◆ STATED PROBLEM: Restate all of the data exactly.

◆ DATA PROVIDED:
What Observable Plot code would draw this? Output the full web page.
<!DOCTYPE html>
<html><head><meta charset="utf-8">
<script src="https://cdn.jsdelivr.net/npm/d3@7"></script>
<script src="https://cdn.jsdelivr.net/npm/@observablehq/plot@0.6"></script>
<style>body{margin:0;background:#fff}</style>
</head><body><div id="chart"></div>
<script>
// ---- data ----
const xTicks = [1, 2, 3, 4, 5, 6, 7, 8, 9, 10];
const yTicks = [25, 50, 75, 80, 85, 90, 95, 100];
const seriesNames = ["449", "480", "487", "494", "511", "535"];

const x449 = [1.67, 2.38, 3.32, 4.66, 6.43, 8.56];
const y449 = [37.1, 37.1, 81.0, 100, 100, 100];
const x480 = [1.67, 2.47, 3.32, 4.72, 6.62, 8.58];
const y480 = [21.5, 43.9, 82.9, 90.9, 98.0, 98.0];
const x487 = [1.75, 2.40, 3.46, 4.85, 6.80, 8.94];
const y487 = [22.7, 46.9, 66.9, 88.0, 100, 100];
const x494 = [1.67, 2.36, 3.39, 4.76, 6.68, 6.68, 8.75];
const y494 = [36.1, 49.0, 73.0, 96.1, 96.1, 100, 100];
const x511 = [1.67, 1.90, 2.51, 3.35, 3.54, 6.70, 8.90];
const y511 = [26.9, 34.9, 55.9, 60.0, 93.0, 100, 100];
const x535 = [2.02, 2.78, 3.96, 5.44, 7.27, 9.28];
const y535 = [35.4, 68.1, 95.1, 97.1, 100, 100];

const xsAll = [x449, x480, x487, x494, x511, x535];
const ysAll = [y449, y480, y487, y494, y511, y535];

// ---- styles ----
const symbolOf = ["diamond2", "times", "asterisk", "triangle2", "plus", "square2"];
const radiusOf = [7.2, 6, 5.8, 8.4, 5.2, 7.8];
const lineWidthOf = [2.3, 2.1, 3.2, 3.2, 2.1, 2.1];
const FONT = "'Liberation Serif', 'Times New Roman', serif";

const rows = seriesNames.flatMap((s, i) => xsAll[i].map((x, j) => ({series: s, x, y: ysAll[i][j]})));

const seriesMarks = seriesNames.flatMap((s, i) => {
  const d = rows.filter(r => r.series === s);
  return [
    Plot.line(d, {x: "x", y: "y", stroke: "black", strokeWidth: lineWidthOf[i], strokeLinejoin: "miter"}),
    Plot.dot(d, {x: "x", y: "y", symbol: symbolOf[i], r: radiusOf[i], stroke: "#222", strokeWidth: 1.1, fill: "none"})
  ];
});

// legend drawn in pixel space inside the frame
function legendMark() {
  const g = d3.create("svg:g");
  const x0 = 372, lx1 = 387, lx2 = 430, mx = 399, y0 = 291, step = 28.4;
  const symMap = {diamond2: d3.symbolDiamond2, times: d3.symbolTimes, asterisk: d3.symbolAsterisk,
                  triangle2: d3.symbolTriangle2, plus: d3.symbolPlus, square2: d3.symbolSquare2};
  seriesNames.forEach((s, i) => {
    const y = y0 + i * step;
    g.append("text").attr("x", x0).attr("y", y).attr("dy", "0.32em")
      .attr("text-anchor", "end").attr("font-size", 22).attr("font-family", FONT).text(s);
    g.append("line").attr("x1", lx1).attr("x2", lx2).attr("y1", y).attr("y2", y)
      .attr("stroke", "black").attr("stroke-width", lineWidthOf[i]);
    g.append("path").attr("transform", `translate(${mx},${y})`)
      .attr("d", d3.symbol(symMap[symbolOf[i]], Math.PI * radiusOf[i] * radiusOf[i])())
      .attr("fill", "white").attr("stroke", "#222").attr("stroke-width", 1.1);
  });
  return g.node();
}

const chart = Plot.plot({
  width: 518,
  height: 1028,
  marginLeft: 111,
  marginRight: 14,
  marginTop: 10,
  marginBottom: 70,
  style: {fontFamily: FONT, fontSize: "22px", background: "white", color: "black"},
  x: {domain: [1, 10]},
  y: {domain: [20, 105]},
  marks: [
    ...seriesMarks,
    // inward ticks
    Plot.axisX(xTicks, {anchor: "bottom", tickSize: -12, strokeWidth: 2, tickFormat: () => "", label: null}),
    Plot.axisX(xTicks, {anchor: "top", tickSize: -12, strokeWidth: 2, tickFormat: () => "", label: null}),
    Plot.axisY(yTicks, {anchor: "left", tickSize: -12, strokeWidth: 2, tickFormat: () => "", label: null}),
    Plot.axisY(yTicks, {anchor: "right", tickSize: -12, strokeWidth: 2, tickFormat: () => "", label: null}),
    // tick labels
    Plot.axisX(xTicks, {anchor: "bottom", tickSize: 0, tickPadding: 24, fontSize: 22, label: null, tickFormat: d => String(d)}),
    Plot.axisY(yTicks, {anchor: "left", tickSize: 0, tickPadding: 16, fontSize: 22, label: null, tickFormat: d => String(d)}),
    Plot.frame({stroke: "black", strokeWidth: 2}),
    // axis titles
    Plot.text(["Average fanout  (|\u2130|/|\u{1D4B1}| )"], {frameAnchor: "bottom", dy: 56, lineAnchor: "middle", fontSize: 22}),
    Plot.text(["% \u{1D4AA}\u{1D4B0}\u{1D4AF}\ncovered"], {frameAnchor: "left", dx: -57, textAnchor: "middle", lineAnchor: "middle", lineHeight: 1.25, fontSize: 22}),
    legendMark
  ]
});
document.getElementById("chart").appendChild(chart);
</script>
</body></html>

◆ RIGHT ANSWER:
What Observable Plot code would draw this? Output the full web page.
<!DOCTYPE html>
<html><head><meta charset="utf-8">
<script src="https://cdn.jsdelivr.net/npm/d3@7"></script>
<script src="https://cdn.jsdelivr.net/npm/@observablehq/plot@0.6"></script>
<style>body{margin:0;background:#fff}</style>
</head><body><div id="chart"></div>
<script>
// ---- data ----
const xTicks = [1, 2, 3, 4, 5, 6, 7, 8, 9, 10];
const yTicks = [25, 50, 75, 80, 85, 90, 95, 100];
const seriesNames = ["449", "480", "487", "494", "511", "535"];

const x449 = [1.67, 2.38, 3.32, 4.66, 6.43, 8.56];
const y449 = [37.1, 37.1, 81.0, 100, 100, 100];
const x480 = [1.67, 2.47, 3.32, 4.72, 6.62, 8.58];
const y480 = [21.5, 43.9, 82.9, 90.9, 98.0, 98.0];
const x487 = [1.75, 2.40, 3.46, 4.85, 6.80, 8.94];
const y487 = [22.7, 46.9, 66.9, 88.0, 100, 100];
const x494 = [1.67, 2.36, 3.39, 4.76, 6.68, 6.68, 8.75];
const y494 = [36.1, 49.0, 73.0, 96.1, 96.1, 100, 100];
const x511 = [1.67, 1.90, 2.51, 3.35, 3.54, 6.70, 8.90];
const y511 = [26.9, 34.9, 55.9, 60.0, 93.0, 100, 100];
const x535 = [2.02, 2.78, 3.96, 5.44, 7.27, 9.28];
const y535 = [35.4, 68.1, 95.1, 97.1, 100, 100];

const xsAll = [x449, x480, x487, x494, x511, x535];
const ysAll = [y449, y480, y487, y494, y511, y535];

// ---- styles ----
const symbolOf = ["diamond2", "times", "asterisk", "triangle2", "plus", "square2"];
const radiusOf = [7.2, 6, 5.8, 8.4, 5.2, 7.8];
const lineWidthOf = [2.3, 2.1, 3.2, 3.2, 2.1, 2.1];
const FONT = "'Liberation Serif', 'Times New Roman', serif";

const rows = seriesNames.flatMap((s, i) => xsAll[i].map((x, j) => ({series: s, x, y: ysAll[i][j]})));

const seriesMarks = seriesNames.flatMap((s, i) => {
  const d = rows.filter(r => r.series === s);
  return [
    Plot.line(d, {x: "x", y: "y", stroke: "black", strokeWidth: lineWidthOf[i], strokeLinejoin: "miter"}),
    Plot.dot(d, {x: "x", y: "y", symbol: symbolOf[i], r: radiusOf[i], stroke: "#222", strokeWidth: 1.1, fill: "none"})
  ];
});

// legend drawn in pixel space inside the frame
function legendMark() {
  const g = d3.create("svg:g");
  const x0 = 372, lx1 = 387, lx2 = 430, mx = 399, y0 = 291, step = 28.4;
  const symMap = {diamond2: d3.symbolDiamond2, times: d3.symbolTimes, asterisk: d3.symbolAsterisk,
                  triangle2: d3.symbolTriangle2, plus: d3.symbolPlus, square2: d3.symbolSquare2};
  seriesNames.forEach((s, i) => {
    const y = y0 + i * step;
    g.append("text").attr("x", x0).attr("y", y).attr("dy", "0.32em")
      .attr("text-anchor", "end").attr("font-size", 22).attr("font-family", FONT).text(s);
    g.append("line").attr("x1", lx1).attr("x2", lx2).attr("y1", y).attr("y2", y)
      .attr("stroke", "black").attr("stroke-width", lineWidthOf[i]);
    g.append("path").attr("transform", `translate(${mx},${y})`)
      .attr("d", d3.symbol(symMap[symbolOf[i]], Math.PI * radiusOf[i] * radiusOf[i])())
      .attr("fill", "white").attr("stroke", "#222").attr("stroke-width", 1.1);
  });
  return g.node();
}

const chart = Plot.plot({
  width: 518,
  height: 1028,
  marginLeft: 111,
  marginRight: 14,
  marginTop: 10,
  marginBottom: 70,
  style: {fontFamily: FONT, fontSize: "22px", background: "white", color: "black"},
  x: {domain: [1, 10]},
  y: {domain: [20, 105]},
  marks: [
    ...seriesMarks,
    // inward ticks
    Plot.axisX(xTicks, {anchor: "bottom", tickSize: -12, strokeWidth: 2, tickFormat: () => "", label: null}),
    Plot.axisX(xTicks, {anchor: "top", tickSize: -12, strokeWidth: 2, tickFormat: () => "", label: null}),
    Plot.axisY(yTicks, {anchor: "left", tickSize: -12, strokeWidth: 2, tickFormat: () => "", label: null}),
    Plot.axisY(yTicks, {anchor: "right", tickSize: -12, strokeWidth: 2, tickFormat: () => "", label: null}),
    // tick labels
    Plot.axisX(xTicks, {anchor: "bottom", tickSize: 0, tickPadding: 24, fontSize: 22, label: null, tickFormat: d => String(d)}),
    Plot.axisY(yTicks, {anchor: "left", tickSize: 0, tickPadding: 16, fontSize: 22, label: null, tickFormat: d => String(d)}),
    Plot.frame({stroke: "black", strokeWidth: 2}),
    // axis titles
    Plot.text(["Average fanout  (|\u2130|/|\u{1D4B1}| )"], {frameAnchor: "bottom", dy: 56, lineAnchor: "middle", fontSize: 22}),
    Plot.text(["% \u{1D4AA}\u{1D4B0}\u{1D4AF}\ncovered"], {frameAnchor: "left", dx: -57, textAnchor: "middle", lineAnchor: "middle", lineHeight: 1.25, fontSize: 22}),
    legendMark
  ]
});
document.getElementById("chart").appendChild(chart);
</script>
</body></html>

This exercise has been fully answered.